Here’s how that actually works.

Research in a vacuum will return just that, nothing useful. To augment mental processes properly we needed to observe the best in action. And understand exactly how they work.

Analytic and decision-making processes are among our most advanced thinking. So we sought out disciplines that attract and reward effective people who do them constantly; disciplines that have clear, objective success criteria. Cultural evolution had taken them as far as they could go—within the limitations of their tools. This made the limits obvious.

Then we pushed those limits.

Goldman Sachs, 1998: NYSE Broker Handheld

Key feature: Invention of the “information object” (right) representation to reduce cognitive load reading orders. It reassembles order attributes (usually torn apart and spread across a grid’s columns) into an illustration of the thought entity actually living and working in expert minds.

Andy Silverman, then broker for GS: “It’s hard to let go of something you’ve been doing for a long time and do something new.
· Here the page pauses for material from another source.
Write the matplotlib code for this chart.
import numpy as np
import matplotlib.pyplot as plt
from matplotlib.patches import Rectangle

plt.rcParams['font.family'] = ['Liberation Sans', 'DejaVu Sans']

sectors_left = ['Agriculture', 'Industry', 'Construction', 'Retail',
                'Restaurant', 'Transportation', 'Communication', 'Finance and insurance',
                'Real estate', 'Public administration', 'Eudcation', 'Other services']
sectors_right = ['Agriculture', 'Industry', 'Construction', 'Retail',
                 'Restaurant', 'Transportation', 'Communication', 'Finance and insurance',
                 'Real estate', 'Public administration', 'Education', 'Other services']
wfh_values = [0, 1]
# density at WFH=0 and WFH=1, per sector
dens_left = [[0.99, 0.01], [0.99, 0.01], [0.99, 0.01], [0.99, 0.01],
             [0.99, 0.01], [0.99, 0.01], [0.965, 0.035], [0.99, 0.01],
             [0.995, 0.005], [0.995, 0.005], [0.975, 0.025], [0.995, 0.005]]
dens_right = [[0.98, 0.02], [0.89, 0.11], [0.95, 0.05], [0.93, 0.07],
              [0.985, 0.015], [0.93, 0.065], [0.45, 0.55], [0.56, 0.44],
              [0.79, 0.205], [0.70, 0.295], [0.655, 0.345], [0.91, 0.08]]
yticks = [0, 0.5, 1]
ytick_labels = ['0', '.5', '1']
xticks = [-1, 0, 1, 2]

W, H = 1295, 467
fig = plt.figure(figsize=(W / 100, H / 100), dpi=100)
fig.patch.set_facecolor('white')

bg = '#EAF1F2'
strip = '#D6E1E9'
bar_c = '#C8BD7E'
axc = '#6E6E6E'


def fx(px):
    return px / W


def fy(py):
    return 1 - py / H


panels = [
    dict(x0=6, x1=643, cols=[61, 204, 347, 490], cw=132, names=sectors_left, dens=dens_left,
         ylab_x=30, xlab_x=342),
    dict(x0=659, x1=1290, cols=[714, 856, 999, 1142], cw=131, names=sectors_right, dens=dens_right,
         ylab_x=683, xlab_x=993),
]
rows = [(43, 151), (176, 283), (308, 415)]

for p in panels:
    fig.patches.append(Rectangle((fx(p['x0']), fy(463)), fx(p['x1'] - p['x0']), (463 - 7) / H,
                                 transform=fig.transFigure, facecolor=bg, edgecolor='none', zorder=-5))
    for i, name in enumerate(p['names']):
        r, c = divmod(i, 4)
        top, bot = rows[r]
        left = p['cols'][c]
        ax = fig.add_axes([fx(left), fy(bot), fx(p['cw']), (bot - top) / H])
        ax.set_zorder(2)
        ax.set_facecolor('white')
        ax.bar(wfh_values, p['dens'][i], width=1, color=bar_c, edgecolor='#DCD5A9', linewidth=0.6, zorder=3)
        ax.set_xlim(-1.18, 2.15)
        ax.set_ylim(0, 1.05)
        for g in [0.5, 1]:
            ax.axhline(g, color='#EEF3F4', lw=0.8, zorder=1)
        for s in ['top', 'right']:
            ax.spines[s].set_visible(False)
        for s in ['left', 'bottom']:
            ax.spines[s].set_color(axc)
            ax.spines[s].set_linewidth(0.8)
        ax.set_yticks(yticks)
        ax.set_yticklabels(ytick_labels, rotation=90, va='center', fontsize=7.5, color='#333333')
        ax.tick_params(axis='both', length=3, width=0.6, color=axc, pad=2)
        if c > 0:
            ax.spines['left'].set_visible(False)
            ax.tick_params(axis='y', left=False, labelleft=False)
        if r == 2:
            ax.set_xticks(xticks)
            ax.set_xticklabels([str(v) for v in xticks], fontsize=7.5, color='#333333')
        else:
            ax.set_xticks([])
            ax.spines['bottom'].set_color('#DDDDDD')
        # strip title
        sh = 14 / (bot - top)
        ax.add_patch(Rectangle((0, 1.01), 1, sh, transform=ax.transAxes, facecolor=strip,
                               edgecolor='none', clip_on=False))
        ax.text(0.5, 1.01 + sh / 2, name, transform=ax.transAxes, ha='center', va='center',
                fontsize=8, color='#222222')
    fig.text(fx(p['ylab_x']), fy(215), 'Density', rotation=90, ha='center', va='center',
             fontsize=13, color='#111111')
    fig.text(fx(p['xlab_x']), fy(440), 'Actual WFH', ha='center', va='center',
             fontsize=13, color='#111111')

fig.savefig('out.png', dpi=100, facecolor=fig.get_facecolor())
Brad’s given us an ergonomic shorthand. You don’t need to learn it, you just grab it with your eyes. The bottom line is that it makes the broker more productive. And that makes the firm more productive.” (Quote: I.D. Magazine’s June 2000 four-page feature article on this project)

Merrill Lynch 2000: Equities Trading System

Key behavioral advantage: Created clear visual trade tracking within the sales trading blotter: every trade’s fills and state was immediately visible; added “unmissable” alerting visuals for critical operations

Key accessibility advantage: Conventional (red/amber/green) colors were used but tuned to have the proper differentiation and visual saliency for color blind people, about 7% of men.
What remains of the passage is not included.